John Barrowman, on the other hand, thinks this controversy surrounding Whittaker's casting is a good sign for the show.

He even recalled a time when "Doctor Who" appointed David Tennant as the successor of Christopher Eccleston for the titular role in 2005.

"People weren’t happy about it. Seriously. There was a lot of upset, a lot of "This is ridiculous!" because David at that time was younger," he said -- as cited by EW. "We all had to accept everybody loving it and everybody hating it."

He went on and asked the fans to "give it a chance" and wait until they see Whittaker take on the iconic character.

Women in male-dominated productions

Barrowman's statements were supported by Karen Gillan -- who admitted that she was thrilled after she learned about the "Doctor Who" casting.

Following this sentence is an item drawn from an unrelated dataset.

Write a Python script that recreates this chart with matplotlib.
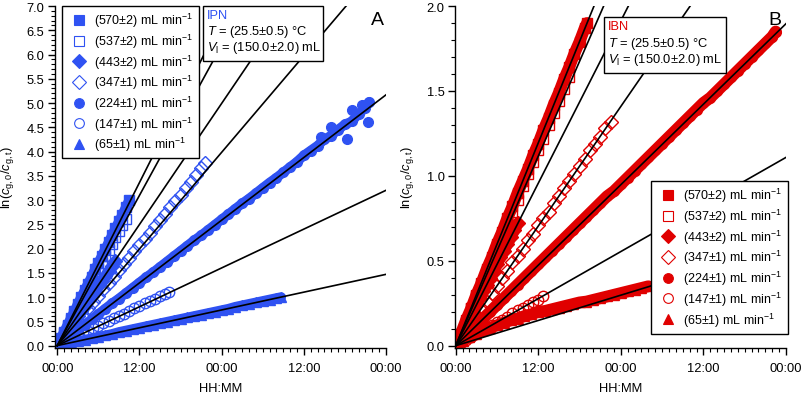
import matplotlib
matplotlib.use('Agg')
import matplotlib.pyplot as plt
from matplotlib.lines import Line2D
from matplotlib.patches import Rectangle
from matplotlib.ticker import MultipleLocator, FixedLocator, FixedFormatter, FormatStrFormatter

plt.rcParams['font.family'] = ['Liberation Sans', 'DejaVu Sans']
plt.rcParams['mathtext.fontset'] = 'custom'
plt.rcParams['mathtext.rm'] = 'Liberation Sans'
plt.rcParams['mathtext.it'] = 'Liberation Sans:italic'
plt.rcParams['font.size'] = 9.3

# legend labels / marker styles (same in both panels)
flows = ['(570±2)', '(537±2)', '(443±2)', '(347±1)', '(224±1)', '(147±1)', '(65±1)']
markers = ['s', 's', 'D', 'D', 'o', 'o', '^']
filled = [True, False, True, False, True, False, True]

# x tick labels (hours 0, 12, 24, 36, 48)
xticks_h = [0, 12, 24, 36, 48]
xtick_lbl = ['00:00', '12:00', '00:00', '12:00', '00:00']

# ---- panel A (IPN): time in hours, ln(c0/ct)
a570_t = [0, 0.5, 1, 1.5, 2, 2.5, 3, 3.5, 4, 4.5, 5, 5.5, 6, 6.5, 7, 7.5, 8, 8.5, 9, 9.5, 10, 10.5]
a570_y = [0.00, 0.15, 0.29, 0.43, 0.57, 0.71, 0.86, 1.00, 1.14, 1.28, 1.42, 1.57, 1.71, 1.85, 1.99, 2.13, 2.28, 2.42, 2.56, 2.70, 2.85, 3.00]
a537_t = [0, 0.5, 1, 1.5, 2, 2.5, 3, 3.5, 4, 4.5, 5, 5.5, 6, 6.5, 7, 7.5, 8, 8.5, 9, 9.5, 10]
a537_y = [0.00, 0.13, 0.26, 0.40, 0.53, 0.66, 0.79, 0.92, 1.05, 1.18, 1.31, 1.44, 1.57, 1.70, 1.84, 1.97, 2.10, 2.23, 2.36, 2.49, 2.62]
a443_t = [0, 0.5, 1, 1.5, 2, 2.5, 3, 3.5, 4, 4.5, 5, 5.5, 6, 6.5, 7, 7.5, 8, 8.5]
a443_y = [0.00, 0.10, 0.21, 0.31, 0.41, 0.51, 0.62, 0.72, 0.82, 0.92, 1.03, 1.13, 1.23, 1.33, 1.44, 1.54, 1.64, 1.74]
a347_t = [0, 0.75, 1.5, 2.25, 3, 3.75, 4.5, 5.25, 6, 6.75, 7.5, 8.25, 9, 9.75, 10.5, 11.25, 12, 12.75,
          13.5, 14.25, 15, 15.75, 16.5, 17.25, 18, 18.75, 19.5, 20.25, 21, 21.5]
a347_y = [0.00, 0.13, 0.25, 0.38, 0.51, 0.64, 0.77, 0.90, 1.03, 1.16, 1.29, 1.42, 1.55, 1.68, 1.81, 1.94, 2.07, 2.20,
          2.33, 2.46, 2.59, 2.72, 2.85, 2.98, 3.11, 3.24, 3.38, 3.52, 3.66, 3.76]
a224_t = [0, 1, 2, 3, 4, 5, 6, 7, 8, 9, 10, 11, 12, 13, 14, 15, 16, 17, 18, 19, 20, 21, 22, 23,
          24, 25, 26, 27, 28, 29, 30, 31, 32, 33, 34, 35, 36, 37, 38, 39, 40, 41, 42, 43, 44, 45, 45.5]
a224_y = [0.00, 0.11, 0.22, 0.33, 0.43, 0.54, 0.65, 0.76, 0.87, 0.97, 1.08, 1.19, 1.30, 1.41, 1.51, 1.62, 1.73, 1.84,
          1.95, 2.06, 2.17, 2.27, 2.38, 2.49, 2.60, 2.71, 2.82, 2.93, 3.03, 3.14, 3.25, 3.36, 3.46, 3.57, 3.68, 3.79,
          3.92, 4.02, 4.12, 4.25, 4.33, 4.45, 4.56, 4.62, 4.78, 4.90, 5.02]
a224_xt = [38.5, 40, 42.3, 43, 44.5, 45.3]     # scattered points near the end
a224_xy = [4.30, 4.50, 4.26, 4.85, 4.95, 4.61]
a147_t = [0, 0.75, 1.5, 2.25, 3, 3.75, 4.5, 5.25, 6, 6.75, 7.5, 8.25, 9, 9.75, 10.5, 11.25, 12, 12.75,
          13.5, 14.25, 15, 15.75, 16.25]
a147_y = [0.00, 0.05, 0.10, 0.15, 0.20, 0.26, 0.31, 0.36, 0.41, 0.46, 0.51, 0.56, 0.61, 0.66, 0.71, 0.77, 0.82, 0.87,
          0.92, 0.97, 1.02, 1.07, 1.10]
a65_t = [0, 1, 2, 3, 4, 5, 6, 7, 8, 9, 10, 11, 12, 13, 14, 15, 16, 17, 18, 19, 20, 21, 22, 23, 24, 25,
         26, 27, 28, 29, 30, 31, 32, 32.7]
a65_y = [0.00, 0.03, 0.06, 0.09, 0.12, 0.15, 0.18, 0.21, 0.24, 0.28, 0.31, 0.34, 0.37, 0.40, 0.43, 0.46, 0.49, 0.52,
         0.55, 0.58, 0.61, 0.64, 0.67, 0.70, 0.73, 0.76, 0.80, 0.83, 0.86, 0.89, 0.92, 0.95, 0.98, 1.00]
a_slopes = [0.280, 0.258, 0.208, 0.166, 0.1077, 0.0667, 0.0306]   # fit lines, 1/h

# ---- panel B (IBN)
b570_t = [0, 0.75, 1.5, 2.25, 3, 3.75, 4.5, 5.25, 6, 6.75, 7.5, 8.25, 9, 9.75, 10.5, 11.25, 12, 12.75,
          13.5, 14.25, 15, 15.75, 16.5, 17.25, 18, 18.75, 19.1]
b570_y = [0.00, 0.07, 0.15, 0.22, 0.30, 0.37, 0.45, 0.52, 0.60, 0.67, 0.75, 0.82, 0.90, 0.97, 1.04, 1.12, 1.19, 1.27,
          1.34, 1.42, 1.49, 1.57, 1.64, 1.72, 1.79, 1.87, 1.90]
b537_t = [0, 0.75, 1.5, 2.25, 3, 3.75, 4.5, 5.25, 6, 6.75, 7.5, 8.25, 9, 9.75, 10.5, 11.25, 12, 12.75,
          13.5, 14.25, 15, 15.75, 16.5]
b537_y = [0.00, 0.07, 0.14, 0.22, 0.29, 0.36, 0.43, 0.50, 0.58, 0.65, 0.72, 0.79, 0.86, 0.94, 1.01, 1.08, 1.15, 1.22,
          1.30, 1.37, 1.44, 1.51, 1.58]
b443_t = [0, 0.5, 1, 1.5, 2, 2.5, 3, 3.5, 4, 4.5, 5, 5.5, 6, 6.5, 7, 7.5, 8, 8.5, 9]
b443_y = [0.00, 0.04, 0.08, 0.12, 0.16, 0.20, 0.24, 0.28, 0.32, 0.36, 0.40, 0.44, 0.48, 0.52, 0.56, 0.60, 0.64, 0.68, 0.72]
b347_t = [0, 0.75, 1.5, 2.25, 3, 3.75, 4.5, 5.25, 6, 6.75, 7.5, 8.25, 9, 9.75, 10.5, 11.25, 12, 12.75,
          13.5, 14.25, 15, 15.75, 16.5, 17.25, 18, 18.75, 19.5, 20.25, 21, 21.75, 22.5]
b347_y = [0.00, 0.044, 0.088, 0.13, 0.18, 0.22, 0.26, 0.31, 0.35, 0.40, 0.44, 0.49, 0.53, 0.57, 0.62, 0.66, 0.71, 0.75,
          0.79, 0.84, 0.88, 0.93, 0.97, 1.01, 1.06, 1.10, 1.15, 1.19, 1.23, 1.28, 1.32]
b224_t = [0, 1, 2, 3, 4, 5, 6, 7, 8, 9, 10, 11, 12, 13, 14, 15, 16, 17, 18, 19, 20, 21, 22, 23,
          24, 25, 26, 27, 28, 29, 30, 31, 32, 33, 34, 35, 36, 37, 38, 39, 40, 41, 42, 43, 44, 45, 46, 46.5]
b224_y = [0.00, 0.04, 0.08, 0.12, 0.16, 0.20, 0.24, 0.28, 0.32, 0.36, 0.40, 0.44, 0.48, 0.52, 0.56, 0.60, 0.64, 0.68,
          0.72, 0.76, 0.80, 0.84, 0.88, 0.91, 0.95, 0.99, 1.03, 1.07, 1.11, 1.15, 1.19, 1.23, 1.27, 1.31, 1.35, 1.39,
          1.43, 1.46, 1.50, 1.54, 1.58, 1.62, 1.66, 1.70, 1.74, 1.78, 1.82, 1.85]
b147_t = [0, 0.75, 1.5, 2.25, 3, 3.75, 4.5, 5.25, 6, 6.75, 7.5, 8.25, 9, 9.75, 10.5, 11.25, 12, 12.75]
b147_y = [0.00, 0.017, 0.034, 0.051, 0.068, 0.086, 0.10, 0.12, 0.14, 0.15, 0.17, 0.19, 0.21, 0.22, 0.24, 0.26, 0.27, 0.29]
b65_t = [0, 1, 2, 3, 4, 5, 6, 7, 8, 9, 10, 11, 12, 13, 14, 15, 16, 17, 18, 19, 20, 21, 22, 23, 24, 25, 26, 27, 28]
b65_y = [0.00, 0.03, 0.05, 0.07, 0.09, 0.105, 0.12, 0.135, 0.15, 0.16, 0.175, 0.185, 0.20, 0.205, 0.215, 0.225,
         0.235, 0.245, 0.255, 0.26, 0.27, 0.28, 0.29, 0.30, 0.31, 0.32, 0.33, 0.34, 0.35]
b_slopes = [0.0995, 0.093, 0.0797, 0.0587, 0.0395, 0.0231, 0.0124]

BLUE = '#2f52f2'
RED = '#e00000'


def draw_panel(ax, series, slopes, color, band, ymax, ybot, xleft, name, letter, leg_anchor, box):
    # data bands (drawn back to front: slow flows first)
    for i in reversed(range(7)):
        t, y = series[i]
        if filled[i]:
            ax.plot(t, y, color=color, lw=band, marker=markers[i], ms=7, mec=color,
                    solid_capstyle='round', zorder=2)
        else:
            ax.plot(t, y, ls='none', marker=markers[i], ms=7.5, mfc='none', mec=color, mew=1.0, zorder=2)
    # fitted lines through origin
    for k in slopes:
        ax.plot([0, 48], [0, 48 * k], color='black', lw=1.2, zorder=3)

    ax.set_xlim(xleft, 48)
    ax.set_ylim(ybot, ymax)
    ax.spines['top'].set_visible(False)
    ax.spines['right'].set_visible(False)
    for s in ('left', 'bottom'):
        ax.spines[s].set_linewidth(1.0)
    ax.xaxis.set_major_locator(FixedLocator(xticks_h))
    ax.xaxis.set_major_formatter(FixedFormatter(xtick_lbl))
    ax.xaxis.set_minor_locator(MultipleLocator(1))
    ax.yaxis.set_major_locator(MultipleLocator(0.5))
    ax.yaxis.set_minor_locator(MultipleLocator(0.1))
    ax.yaxis.set_major_formatter(FormatStrFormatter('%.1f'))
    ax.tick_params(which='major', direction='out', length=5, width=1, labelsize=9.3, pad=2.5)
    ax.tick_params(which='minor', direction='out', length=3, width=0.8)
    ax.tick_params(axis='x', which='major', pad=5)

    ax.set_xlabel('HH:MM')
    ax.xaxis.set_label_coords(0.5, -0.1)
    ax.set_ylabel(r'ln($c_{\mathrm{g,0}}$/$c_{\mathrm{g,t}}$)')
    ax.yaxis.set_label_coords(-0.118, 0.5)

    handles = [Line2D([], [], ls='none', marker=markers[i], ms=7, color=color,
                      mfc=color if filled[i] else 'white', mec=color, mew=0.8) for i in range(7)]
    labels = [f + r' mL min$^{-1}$' for f in flows]
    leg = ax.legend(handles, labels, loc='upper left', bbox_to_anchor=leg_anchor, borderaxespad=0,
                    frameon=True, fancybox=False, framealpha=1, edgecolor='black', fontsize=9.0,
                    handlelength=1.9, handletextpad=0.3, labelspacing=0.2, borderpad=0.4)
    leg.get_frame().set_linewidth(1.0)
    leg.set_zorder(6)

    x0, y0, x1, y1 = box
    ax.add_patch(Rectangle((x0, y0), x1 - x0, y1 - y0, transform=ax.transAxes, fc='white', ec='black',
                           lw=1.0, zorder=6, clip_on=False))
    dy = (y1 - y0) / 3.4
    ax.text(x0 + 0.012, y1 - 0.55 * dy, name, color=color, transform=ax.transAxes, va='center', zorder=7)
    ax.text(x0 + 0.012, y1 - 1.55 * dy, r'$T$ = (25.5±0.5) °C', transform=ax.transAxes, va='center', zorder=7)
    ax.text(x0 + 0.012, y1 - 2.55 * dy, r'$V_{\mathrm{l}}$ = (150.0±2.0) mL', transform=ax.transAxes,
            va='center', zorder=7)
    ax.text(letter[0], letter[1], letter[2], transform=ax.transAxes, ha='right', va='top', fontsize=14, zorder=7)


fig = plt.figure(figsize=(8.03, 4.02), dpi=100)
axA = fig.add_axes([0.0685, 0.1318, 0.4122, 0.8507])
axB = fig.add_axes([0.5666, 0.1318, 0.4122, 0.8507])

seriesA = [(a570_t, a570_y), (a537_t, a537_y), (a443_t, a443_y), (a347_t, a347_y),
           (a224_t, a224_y), (a147_t, a147_y), (a65_t, a65_y)]
seriesB = [(b570_t, b570_y), (b537_t, b537_y), (b443_t, b443_y), (b347_t, b347_y),
           (b224_t, b224_y), (b147_t, b147_y), (b65_t, b65_y)]

draw_panel(axA, seriesA, a_slopes, BLUE, 7, 7.0, -0.05, -0.33, 'IPN', (0.995, 0.985, 'A'),
           (0.021, 1.0), (0.447, 0.839, 0.810, 1.0))
axA.plot(a224_xt, a224_xy, ls='none', marker='o', ms=7, color=BLUE, zorder=2)

draw_panel(axB, seriesB, b_slopes, RED, 8.5, 2.0, -0.0135, -0.1, 'IBN', (0.985, 0.985, 'B'),
           (0.592, 0.488), (0.450, 0.804, 0.819, 0.968))

fig.savefig('out.png', dpi=100)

"I'm so excited because so many people were like, "It can't be a woman," And I'm like, "You're all insane, and of course she can." And now we have one ...

I'm completely delighted," she told ET Online.

The "Guardians of the Galaxy" actress even cited Kate Mulgrew's appointment as the first female captain in the "Star Trek" series and assured "Doctor Who" fans that a female incarnation of the titular character will be just fine.

Whittaker, on the other hand, confessed that she is "beyond excited" for this new project despite getting mixed responses.